Set exercise: Copy exactly, and only, the lines below from the first through the one containing "130], [28, 129.1], [30, 123]]);", both included; pictures are omitted.

▽

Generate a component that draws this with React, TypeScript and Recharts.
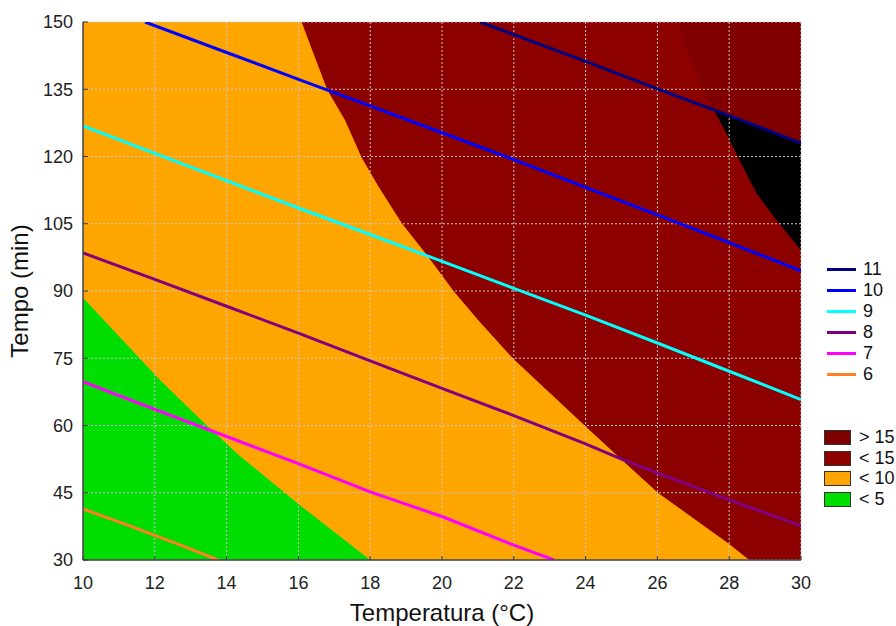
import { ComposedChart, Area, Line, XAxis, YAxis, CartesianGrid } from "recharts";

type Pt = { temp: number; tempo: number };
const pts = (rows: number[][]): Pt[] => rows.map(([temp, tempo]) => ({ temp, tempo }));

const FONT = '"Liberation Sans", Arial, sans-serif';

const tempTicks = [10, 12, 14, 16, 18, 20, 22, 24, 26, 28, 30];
const tempoTicks = [30, 45, 60, 75, 90, 105, 120, 135, 150];
const topTicks = [0, 1, 2, 3, 4, 5, 6, 7, 8, 9, 10, 11, 12];
const rightTicks = [0, 1, 2, 3, 4, 5, 6, 7];

// filled response bands
const bandUnder15 = pts([[10, 150], [30, 150]]);
const bandUnder10 = pts([
  [10, 150], [16.09, 150], [16.42, 143], [16.81, 134.8], [17.3, 128.1], [17.76, 119.8],
  [18.23, 113.3], [18.88, 105.1], [19.62, 97.6], [20.31, 90.1], [21.01, 83.5],
  [21.97, 75], [24.01, 59.7], [24.96, 52.7], [26.03, 44.9], [27.98, 33.7], [28.56, 30],
]);
const bandUnder5 = pts([
  [10, 88.5], [12.15, 70.1], [13.45, 60], [14.37, 53.2], [16, 42.5], [18, 30],
]);
const bandOver15 = pts([
  [26.61, 150], [26.95, 141.5], [27.6, 130], [27.97, 124.4], [28.25, 119.8],
  [28.76, 111.8], [29.32, 105.8], [30, 99.1],
]);
// part of the >15 band that sits above the 11 contour
const bandOver15Upper = pts([[26.61, 150], [26.95, 141.5], [27.6, 130], [28, 129.1], [30, 123]]);

// contour lines
const iso11 = pts([[21.06, 150], [22, 147.2], [24, 141.2], [26, 135.1], [28, 129.1], [30, 123]]);
const iso10 = pts([
  [11.73, 150], [14, 143.2], [16.04, 137.1], [18, 131.3], [20, 125.3], [22, 119.3],
  [24.4, 111.9], [26, 107], [28, 100.8], [30, 94.5],
]);
const iso9 = pts([
  [10, 126.8], [12, 120.7], [14, 114.6], [16.04, 108.4], [18, 102.6], [19.67, 97.6],
  [22, 90.6], [22.73, 88.4], [24, 84.6], [26, 78.4], [28, 72.1], [30, 65.8],
]);
const iso8 = pts([
  [10, 98.5], [12, 92.6], [14, 86.6], [16, 80.6], [18, 74.4], [20, 68.3], [22, 62.2],
  [24, 55.9], [25, 52.5], [26, 49.4], [28, 43.4], [30, 37.6],
]);
const iso7 = pts([
  [10, 69.8], [12, 63.6], [13.65, 58.6], [16, 51.5], [18, 45.2], [20, 39.7], [22, 33.3],
  [23.12, 30],
]);
const iso6 = pts([[10, 41.4], [11.3, 37.6], [12.5, 34], [13.77, 30]]);

const contours = [
  { level: "11", color: "#000080", data: iso11 },
  { level: "10", color: "#0000ff", data: iso10 },
  { level: "9", color: "#00ffff", data: iso9 },
  { level: "8", color: "#800080", data: iso8 },
  { level: "7", color: "#ff00ff", data: iso7 },
  { level: "6", color: "#ff7f27", data: iso6 },
];

const bandKeys = [
  { label: "> 15", color: "#7d0000" },
  { label: "< 15", color: "#8c0000" },
  { label: "< 10", color: "#ffa500" },
  { label: "< 5", color: "#00dd00" },
];

const tickStyle = { fontSize: 18, fill: "#222", fontFamily: FONT };

const YTitle = ({ viewBox }: any) => {
  const cy = viewBox.y + viewBox.height / 2;
  return (
    <text x={28} y={cy} transform={`rotate(-90, 28, ${cy})`} textAnchor="middle"
      style={{ fontSize: 24, fontFamily: FONT, fill: "#111" }}>
      Tempo (min)
    </text>
  );
};

const band = (data: Pt[], fill: string, base?: number) => (
  <Area
    data={data}
    dataKey="tempo"
    type="linear"
    stroke="none"
    fill={fill}
    fillOpacity={1}
    baseValue={base}
    dot={false}
    activeDot={false}
    isAnimationActive={false}
  />
);

export default function App() {
  return (
    <div style={{ position: "fixed", left: 0, top: 0, width: 896, height: 626, background: "#fff" }}>
      <ComposedChart width={896} height={626} margin={{ top: 22, right: 95, bottom: 0, left: 0 }}>
        <XAxis
          dataKey="temp"
          type="number"
          domain={[10, 30]}
          ticks={tempTicks}
          allowDataOverflow
          height={66}
          tickSize={-4}
          tickMargin={20}
          tick={tickStyle}
          tickLine={{ stroke: "#333" }}
          axisLine={{ stroke: "#444", strokeWidth: 1.5 }}
          label={{ value: "Temperatura (°C)", position: "insideBottom", offset: 5, style: { fontSize: 24, fontFamily: FONT, fill: "#111" } }}
        />
        <YAxis
          dataKey="tempo"
          type="number"
          domain={[30, 150]}
          ticks={tempoTicks}
          allowDataOverflow
          width={83}
          tickSize={-5}
          tickMargin={15}
          tick={tickStyle}
          tickLine={{ stroke: "#333" }}
          axisLine={{ stroke: "#444", strokeWidth: 1.5 }}
          label={<YTitle />}
        />
        <XAxis xAxisId="top" orientation="top" type="number" domain={[0, 12]} ticks={topTicks}
          height={0} tick={false} tickSize={-3} tickLine={{ stroke: "#333" }} axisLine={{ stroke: "#888" }} />
        <YAxis yAxisId="right" orientation="right" type="number" domain={[0, 7]} ticks={rightTicks}
          width={0} tick={false} tickSize={-4} tickLine={{ stroke: "#333" }} axisLine={{ stroke: "#888" }} />

        {band(bandUnder15, "#8c0000")}
        {band(bandUnder10, "#ffa500")}
        {band(bandUnder5, "#00dd00")}
        {band(bandOver15, "#000000", 150)}
        {band(bandOver15Upper, "#800000", 150)}

        <CartesianGrid stroke="#c8c8c8" strokeDasharray="2 2" strokeWidth={1} zIndex={300} />

        {contours.map((c) => (
          <Line
            key={c.level}
            data={c.data}
            dataKey="tempo"
            type="linear"
            stroke={c.color}
            strokeWidth={3}
            dot={false}
            activeDot={false}
            isAnimationActive={false}
          />
        ))}
      </ComposedChart>

      <div style={{ position: "absolute", left: 827, top: 259, fontFamily: FONT, fontSize: 18, color: "#111" }}>
        {contours.map((c) => (
          <div key={c.level} style={{ display: "flex", alignItems: "center", height: 21 }}>
            <span style={{ display: "inline-block", width: 29, height: 3, background: c.color, marginRight: 7 }} />
            <span>{c.level}</span>
          </div>
        ))}
      </div>
      <div style={{ position: "absolute", left: 824, top: 427, fontFamily: FONT, fontSize: 18, color: "#111" }}>
        {bandKeys.map((b) => (
          <div key={b.label} style={{ display: "flex", alignItems: "center", height: 20.7 }}>
            <span style={{ display: "inline-block", width: 25, height: 13, background: b.color, border: "1.5px solid #333", marginRight: 8 }} />
            <span>{b.label}</span>
          </div>
        ))}
      </div>
    </div>
  );
}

△

Final result:
Generate a component that draws this with React, TypeScript and Recharts.
import { ComposedChart, Area, Line, XAxis, YAxis, CartesianGrid } from "recharts";

type Pt = { temp: number; tempo: number };
const pts = (rows: number[][]): Pt[] => rows.map(([temp, tempo]) => ({ temp, tempo }));

const FONT = '"Liberation Sans", Arial, sans-serif';

const tempTicks = [10, 12, 14, 16, 18, 20, 22, 24, 26, 28, 30];
const tempoTicks = [30, 45, 60, 75, 90, 105, 120, 135, 150];
const topTicks = [0, 1, 2, 3, 4, 5, 6, 7, 8, 9, 10, 11, 12];
const rightTicks = [0, 1, 2, 3, 4, 5, 6, 7];

// filled response bands
const bandUnder15 = pts([[10, 150], [30, 150]]);
const bandUnder10 = pts([
  [10, 150], [16.09, 150], [16.42, 143], [16.81, 134.8], [17.3, 128.1], [17.76, 119.8],
  [18.23, 113.3], [18.88, 105.1], [19.62, 97.6], [20.31, 90.1], [21.01, 83.5],
  [21.97, 75], [24.01, 59.7], [24.96, 52.7], [26.03, 44.9], [27.98, 33.7], [28.56, 30],
]);
const bandUnder5 = pts([
  [10, 88.5], [12.15, 70.1], [13.45, 60], [14.37, 53.2], [16, 42.5], [18, 30],
]);
const bandOver15 = pts([
  [26.61, 150], [26.95, 141.5], [27.6, 130], [27.97, 124.4], [28.25, 119.8],
  [28.76, 111.8], [29.32, 105.8], [30, 99.1],
]);
// part of the >15 band that sits above the 11 contour
const bandOver15Upper = pts([[26.61, 150], [26.95, 141.5], [27.6, 130], [28, 129.1], [30, 123]]);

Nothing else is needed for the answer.